Hurtado also notes that over many years students who’ve transferred to UC campuses from community colleges performed well academically and graduated at impressively high rates. UCLA, Berkeley, and the other undergraduate campuses don’t require transfer applicants to submit test scores – the institutions instead place heavy emphasis on those students’ grades in their community college courses, among other factors.

“Research shows that standardized tests are far from objective measures of academic merit, potential, or talent, and are instead better proxies of family wealth and resources,” adds Liliana Garces, a University of Texas at Austin professor who holds appointments in education, law, and the Center for Mexican American Studies. “By discontinuing them, colleges and universities can have a fairer system for admitting qualified and talented students, particularly in the aftermath of the U.S. Supreme Court’s decision, which severely restricts institutions’ abilities to admit racially and ethnically diverse student bodies and meet their educational missions.”

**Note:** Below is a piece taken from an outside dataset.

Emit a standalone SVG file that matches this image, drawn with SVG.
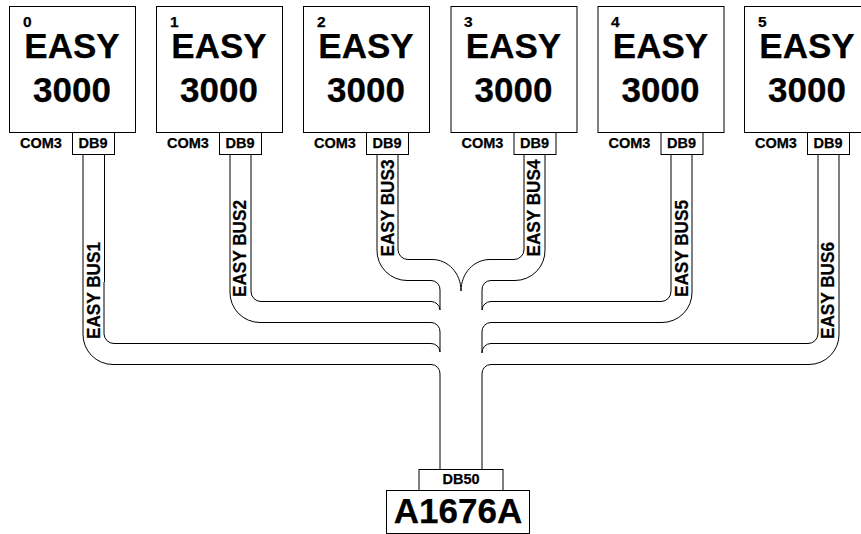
<svg xmlns="http://www.w3.org/2000/svg" width="861" height="534" viewBox="0 0 861 534">
<style>
.b{fill:#fff;stroke:#000;stroke-width:1}
.w{fill:none;stroke:#000;stroke-width:1}
text{font-family:"Liberation Sans",Arial,sans-serif;font-weight:bold;fill:#000;stroke:#000;stroke-width:.25}
.big{font-size:35px;text-anchor:middle}
.n{font-size:15.5px}
.s{font-size:14.5px}
.m{font-size:14.5px;text-anchor:middle}
.l{font-size:18.500px}
</style>
<defs>
<g id="easy">
<rect class="b" x="9.5" y="6.5" width="126" height="126"/>
<rect class="b" x="72.5" y="132.5" width="42" height="22"/>
<text class="big" x="72" y="58">EASY</text>
<text class="big" x="72" y="102">3000</text>
<text class="s" x="20" y="148">COM3</text>
<text class="m" x="93" y="148">DB9</text>
</g>
</defs>
<g id="connectors">
<path class="w" d="M83 154V334A30 30 0 0 0 113 364.5H431A9 9 0 0 1 440 374V470"/>
<path class="w" d="M104.500 154V282M104 282V334A10 10 0 0 0 114 343.500H431A9 9 0 0 1 440 352"/>
<path class="w" d="M230 154V292A30 30 0 0 0 260 322.500H431A9 9 0 0 1 440 332V352"/>
<path class="w" d="M251 154V291A10 10 0 0 0 261 301.500H431A9 9 0 0 1 440 310"/>
<path class="w" d="M377 154V250A30 30 0 0 0 407 280.500H431A9 9 0 0 1 440 290V310"/>
<path class="w" d="M398 154V250A10 10 0 0 0 408 259.500H432C448 259.500 461 273 461 291"/>
<path class="w" d="M461 291C461 273 474 259.500 490 259.500H514A10 10 0 0 0 524 250V154"/>
<path class="w" d="M482 310V290A9 9 0 0 1 491 280.500H515A30 30 0 0 0 545 250V154"/>
<path class="w" d="M482 310A9 9 0 0 1 491 301.500H661A10 10 0 0 0 671 291V154"/>
<path class="w" d="M482 353V332A9 9 0 0 1 491 322.500H662A30 30 0 0 0 692 292V154"/>
<path class="w" d="M482 353A9 9 0 0 1 491 343.500H808A10 10 0 0 0 818 334V154"/>
<path class="w" d="M482 470V374A9 9 0 0 1 491 364.500H809A30 30 0 0 0 839 334V154"/>
</g>
<g id="node0"><use href="#easy" x="0"/><text class="n" x="23" y="27">0</text></g>
<g id="node1"><use href="#easy" x="147"/><text class="n" x="170" y="27">1</text></g>
<g id="node2"><use href="#easy" x="294"/><text class="n" x="317" y="27">2</text></g>
<g id="node3"><use href="#easy" x="441.500"/><text class="n" x="464" y="27">3</text></g>
<g id="node4"><use href="#easy" x="588.500"/><text class="n" x="611" y="27">4</text></g>
<g id="node5"><use href="#easy" x="735"/><text class="n" x="758" y="27">5</text></g>
<g id="labels">
<text class="l" textLength="97" lengthAdjust="spacingAndGlyphs" transform="translate(99.500 339) rotate(-90)">EASY BUS1</text>
<text class="l" textLength="97" lengthAdjust="spacingAndGlyphs" transform="translate(246 297) rotate(-90)">EASY BUS2</text>
<text class="l" textLength="97" lengthAdjust="spacingAndGlyphs" transform="translate(394 256.500) rotate(-90)">EASY BUS3</text>
<text class="l" textLength="97" lengthAdjust="spacingAndGlyphs" transform="translate(540 256.500) rotate(-90)">EASY BUS4</text>
<text class="l" textLength="97" lengthAdjust="spacingAndGlyphs" transform="translate(687.500 297) rotate(-90)">EASY BUS5</text>
<text class="l" textLength="97" lengthAdjust="spacingAndGlyphs" transform="translate(834 339) rotate(-90)">EASY BUS6</text>
</g>
<g id="db50"><rect class="b" x="419" y="469.500" width="84" height="21"/><text class="m" x="461" y="484">DB50</text></g>
<g id="a1676a"><rect class="b" x="386.500" y="490.500" width="143" height="43"/><text class="big" x="458" y="523">A1676A</text></g>
</svg>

Generational wealth, parents’ educational attainment levels, zip codes, household income, socioeconomic profiles of K-12 schools attended, and the ability to afford private coaching and high-cost test prep courses are among the most powerful predictors of student performance on exams that institutions use for admission to undergraduate, graduate, and professional degree programs. They aren’t IQ tests. The SAT and ACT have been shown to be highly correlated with undergraduate students’ freshmen year grade point averages. Yet, there are so many other, far more compelling factors that also reliably determine first-year academic performance, grades in subsequent years, and bachelor’s degree completion rates.

On its website, ETS, makers of the GRE, advocates for holistic reviews of applications and advises against the use of minimum scores. “GRE scores help you compare applicants, but if you use a cut score as a criterion, you could miss an applicant who would be a great asset to your program,” the company warns. Whether operationalized formally through admissions policy (which is rare at this point) or informally (which is far more common), cut scores are mostly used as a convenient way to ‘review’ large quantities of applications. This makes it easier for undergraduate admission officers to conveniently sort thousands of applicants into high, maybe, and no possibility piles.

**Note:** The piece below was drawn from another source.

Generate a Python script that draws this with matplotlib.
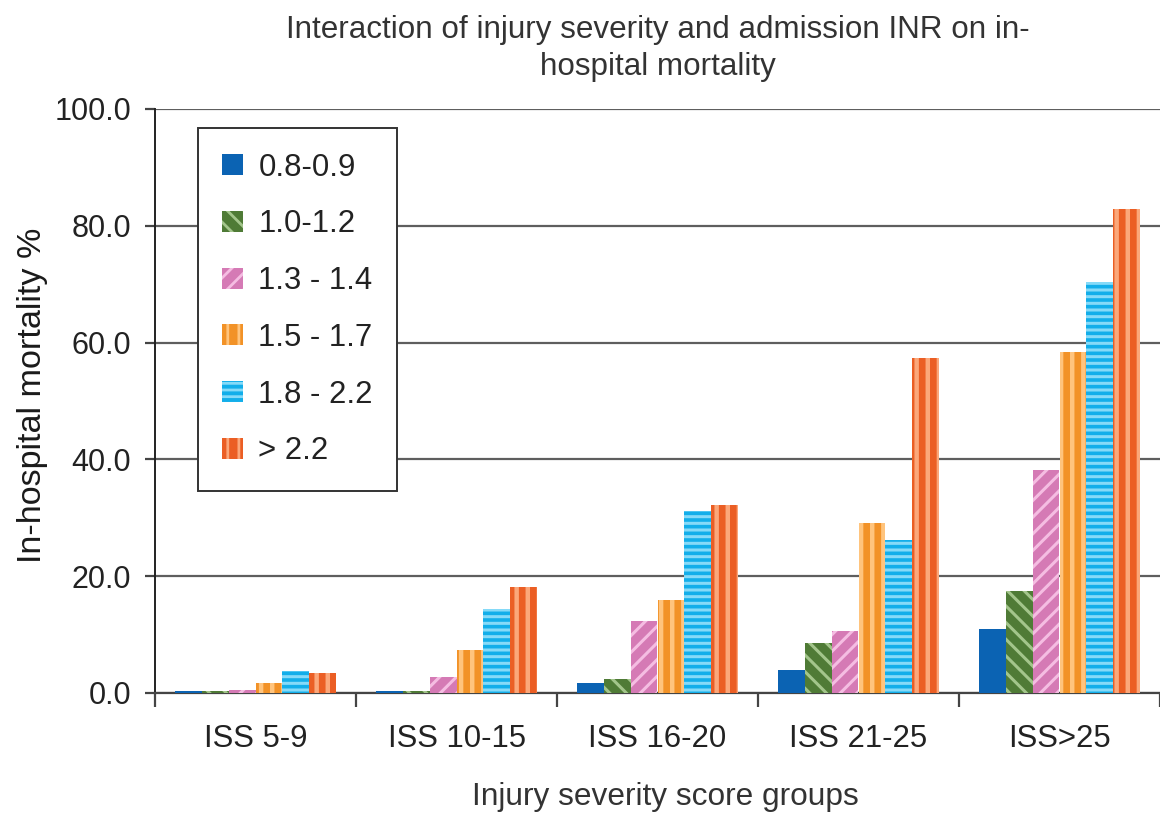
import numpy as np
import matplotlib as mpl
import matplotlib.pyplot as plt
from matplotlib.ticker import FormatStrFormatter, FixedLocator

plt.rcParams['font.family'] = ['Liberation Sans', 'DejaVu Sans']

# data
groups = ['ISS 5-9', 'ISS 10-15', 'ISS 16-20', 'ISS 21-25', 'ISS>25']
inr_labels = ['0.8-0.9', '1.0-1.2', '1.3 - 1.4', '1.5 - 1.7', '1.8 - 2.2', '> 2.2']
inr_08_09 = [0.4, 0.4, 1.7, 3.9, 11.0]
inr_10_12 = [0.4, 0.4, 2.4, 8.5, 17.5]
inr_13_14 = [0.5, 2.8, 12.4, 10.7, 38.2]
inr_15_17 = [1.7, 7.4, 15.9, 29.1, 58.4]
inr_18_22 = [3.8, 14.4, 31.2, 26.2, 70.4]
inr_gt_22 = [3.5, 18.2, 32.2, 57.4, 82.9]

series = [inr_08_09, inr_10_12, inr_13_14, inr_15_17, inr_18_22, inr_gt_22]
# (face colour, stripe colour, hatch, stripe width)
styles = [
    ('#0B63B3', '#0B63B3', None, 1.0),
    ('#4F7B36', '#A3C58B', '\\\\\\\\', 1.1),
    ('#D57AB5', '#F5BDE2', '////', 1.1),
    ('#F29227', '#FFC47D', '|||', 1.6),
    ('#12AEEA', '#85DAF8', '-----', 1.1),
    ('#EB5E24', '#FBA77A', '|||', 1.6),
]

fig = plt.figure(figsize=(5.8, 4.08), dpi=200)
ax = fig.add_axes([155/1160, 1 - 693/816, 1 - 155/1160, (693 - 109)/816])

x = np.arange(len(groups)) + 0.5
w = 0.134
for i, (vals, lab, (fc, hc, h, hw)) in enumerate(zip(series, inr_labels, styles)):
    with mpl.rc_context({'hatch.linewidth': hw}):
        bars = ax.bar(x + (i - 2.5) * w, vals, width=w, color=fc, edgecolor=hc,
                      hatch=h, linewidth=0, label=lab, zorder=3)
    for b in bars:
        if hasattr(b, 'set_hatch_linewidth'):
            b.set_hatch_linewidth(hw)

ax.set_xlim(0, 5)
ax.set_ylim(0, 100)
ax.set_yticks(np.arange(0, 101, 20))
ax.yaxis.set_major_formatter(FormatStrFormatter('%.1f'))
ax.grid(axis='y', color='#5e5e5e', linewidth=0.8, zorder=0)
ax.set_axisbelow(True)
for s in ['top', 'right']:
    ax.spines[s].set_visible(False)
ax.spines['left'].set_color('#222222')
ax.spines['bottom'].set_color('#444444')
ax.spines['left'].set_linewidth(0.7)
ax.spines['bottom'].set_linewidth(0.8)

ax.set_xticks(x)
ax.set_xticklabels(groups)
ax.xaxis.set_minor_locator(FixedLocator(np.arange(0, 6)))
ax.tick_params(axis='x', which='major', length=0, pad=11, labelsize=11.2, labelcolor='#222222')
ax.tick_params(axis='x', which='minor', length=5, width=0.8, color='#444444', direction='out')
ax.tick_params(axis='y', length=3.6, width=0.8, pad=5, labelsize=11, labelcolor='#222222', color='#444444')

leg = ax.legend(loc='upper left', bbox_to_anchor=(0.043, 0.967), fontsize=11.2,
                handlelength=0.65, handleheight=0.65, handletextpad=0.5,
                labelspacing=0.86, borderpad=0.78, borderaxespad=0,
                fancybox=False, framealpha=1, edgecolor='#333333')
leg.get_frame().set_linewidth(0.7)
for t in leg.get_texts():
    t.set_color('#222222')

fig.text(0.567, 1 - 15/816,
         'Interaction of injury severity and admission INR on in-\nhospital mortality',
         ha='center', va='top', fontsize=11.3, linespacing=1.3, color='#333333')
fig.text(665/1160, 1 - 797/816, 'Injury severity score groups',
         ha='center', va='center', fontsize=11.4, color='#333333')
fig.text(33/1160, 1 - 395/816, 'In-hospital mortality %', rotation=90,
         ha='center', va='center', fontsize=12.3, color='#1a1a1a')

fig.savefig('out.png', dpi=200)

Similar behaviors occur within faculty review panels of graduate school applicants. University of Southern California Professor Julie Posselt’s book, Inside Graduate Admissions: Merit, Diversity, and Faculty Gatekeeping, is based on observations of admission committees and interviews with faculty members in 10 top-ranked Ph.D. programs. Posselt found that GRE scores and college GPAs, as well as the prestige of the undergraduate institutions applicants attended, were overwhelmingly used to make first cuts in admissions processes.

‘Holistic review’ supposedly means that admissions officers and committees consider everything in candidates’ files. But truthfully, standardized test scores often overpower other factors. Sometimes, files aren’t even read if the test scores are perceivably too low. Too many talented students of color know this and are therefore discouraged from applying to institutions that place too much stock into test scores – it produces a racialized brand of test trauma for some. Removing test scores entirely from the admissions process would not only ensure that all applicants are given equal consideration, but it would also be a responsible way to redress longstanding socioeconomic disadvantages that disproportionately account for below-average scores among applicants of color from lower-income and working class families.

In addition, colleges and universities become less susceptible to legal challenges, specifically accusations of racial preferences, when they remove standardized test scores as a variable in the admissions process. It becomes harder for white applicants to claim that they were discriminated against just because their scores were higher than the average among students of color who were offered admission.

Some institutions have stopped using standardized entrance exams. Others that are interested in maintaining racial and socioeconomic diversity in this post-Affirmative Action era should do the same.